Did it happen about the time when “toilet paper” became “bathroom tissue” and used cars became “previously owned automobiles?”

Or was it more recently when previously owned became too long and got shortened to “pre-owned?”


Filed under: Venting


  1. Finally… I have always wanted to know this. I don’t think “signage” even shows up in a Webster. Now, can we work on “impact” being used as a verb? I find that far more annoying.

    Comment by bytes33 — 2.16.2011 @ 2:20 pm

  2. My favorite are the talking heads on local TV weather who refer to everything as a “system.” Heaven forbid they would refer to what is occuring as just “rain,” “snow,” or even “cold front”. No, it is a “rain system” or “a frontal system.” I was a TV weatherman myself many years ago and one of the old professionals then who had done radio in the 1930’s gave me the best advice I ever got. He said, “Two minutes before you do the weather report on the air, go outside and see what’s happening. You’ll be less of an idiot.”

    Comment by Ken — 2.16.2011 @ 3:20 pm

  3. The ODEL reports the word signage, derived from the Middle French seenaugue(translated as super-dooper freeway eyesore) entered the English launguage about the same time vigor and rigor became synonyms, which is to say about the time we all became robust and more unique.

    Comment by Kate Campbell — 2.16.2011 @ 3:22 pm

  4. The Five Man Electrical Band would have struggled with “Signage.”

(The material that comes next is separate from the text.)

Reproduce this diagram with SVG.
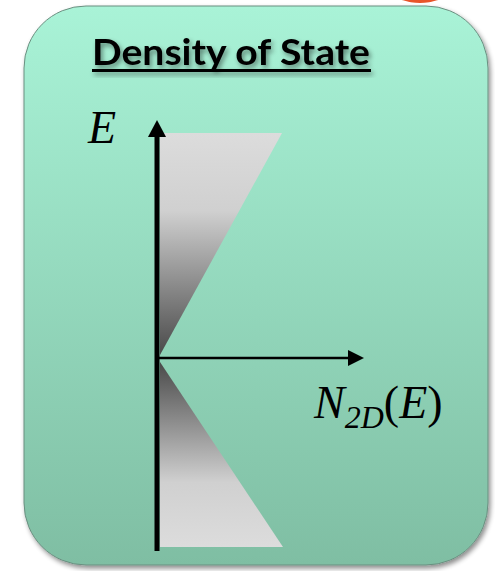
<svg xmlns="http://www.w3.org/2000/svg" width="495" height="571" viewBox="0 0 495 571">
<defs>
<linearGradient id="bg" x1="0" y1="0" x2="0" y2="1">
<stop offset="0" stop-color="#a9f3d7"/>
<stop offset="1" stop-color="#7fbea3"/>
</linearGradient>
<linearGradient id="up" x1="0" y1="0" x2="0" y2="1">
<stop offset="0" stop-color="#dcdcdc"/>
<stop offset="0.35" stop-color="#d0d0d0"/>
<stop offset="1" stop-color="#4a4a4a"/>
</linearGradient>
<linearGradient id="down" x1="0" y1="0" x2="0" y2="1">
<stop offset="0" stop-color="#4a4a4a"/>
<stop offset="0.65" stop-color="#d0d0d0"/>
<stop offset="1" stop-color="#dcdcdc"/>
</linearGradient>
<filter id="sh" x="-10%" y="-10%" width="120%" height="120%">
<feGaussianBlur in="SourceAlpha" stdDeviation="2.5"/>
<feOffset dx="2" dy="3"/>
<feComponentTransfer><feFuncA type="linear" slope="0.45"/></feComponentTransfer>
<feMerge><feMergeNode/><feMergeNode in="SourceGraphic"/></feMerge>
</filter>
<style>
.title{font-family:Lato,"Liberation Sans",sans-serif;font-weight:bold;font-size:36px;fill:#000;}
.math{font-family:"Liberation Serif","Times New Roman",serif;font-style:italic;fill:#000;}
.up{font-style:normal;}
</style>
</defs>
<ellipse cx="420" cy="-6" rx="24" ry="9" fill="#e8552a"/>
<rect x="24" y="6" width="464" height="559" rx="62" ry="62" fill="url(#bg)" stroke="#6a8f80" stroke-width="1" filter="url(#sh)"/>
<g id="title" filter="url(#sh)">
<text class="title" x="92" y="65" textLength="278" lengthAdjust="spacingAndGlyphs">Density of State</text>
<rect x="92" y="69" width="279" height="3" fill="#000"/>
</g>
<g id="upper-band">
<polygon points="160,133 282,133 160,355" fill="url(#up)"/>
</g>
<g id="lower-band">
<polygon points="160,362 283,547 160,547" fill="url(#down)"/>
</g>
<g id="connectors">
<line x1="157" y1="551" x2="157" y2="136" stroke="#000" stroke-width="5"/>
<polygon points="157,120 148,137 166,137" fill="#000"/>
<line x1="157" y1="358" x2="348" y2="358" stroke="#000" stroke-width="2.5"/>
<polygon points="364,358 348,350 348,366" fill="#000"/>
</g>
<g id="label-E">
<text class="math" x="88" y="143" font-size="46">E</text>
</g>
<g id="label-N">
<text class="math" x="314" y="418" font-size="46">N<tspan font-size="32" dy="10">2D</tspan><tspan class="up" font-size="46" dy="-10">(</tspan><tspan>E</tspan><tspan class="up">)</tspan></text>
</g>
</svg>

    Comment by slyle — 2.16.2011 @ 4:08 pm

  5. Same time as a problem became “problematic” as in “Houston, we have had a problematic event out here in space”

    Comment by Richard — 2.16.2011 @ 5:32 pm

  6. Two more annoying idiotic terms: “proactive” and “going forward.” One is either active of inactive, and while it may make some sense to specify that one is going sideways or backwards, it’s presumed that the only other and normal way to go somewhere is forward, though this silly expression is usually used as a synonym for “looking ahead” or a substitute for “what’s next?”.

    Comment by Curious Fred — 2.16.2011 @ 8:04 pm

  7. It occurred about 20 years ago when some nouns became verbs. An example: I would like to gift this to you…..

    And also, during a time period when “downsized” was changed to “right-sized”…..

    Comment by Pat Henning, Sr. — 2.16.2011 @ 8:22 pm

  8. If that was not a rhetorical question, “signage” first appeared in books around 1900 and then dropped out of use. It reappeared in the mid-1960s and took off in the late 1970s.

    See Google N-grams for the curve.


    The same site shows that “bathroom tissue” is barely a blip compared with “toilet paper,” and “previously owned” is still only a quarter as common as “used car.” You must hang out with a lot of euphemists.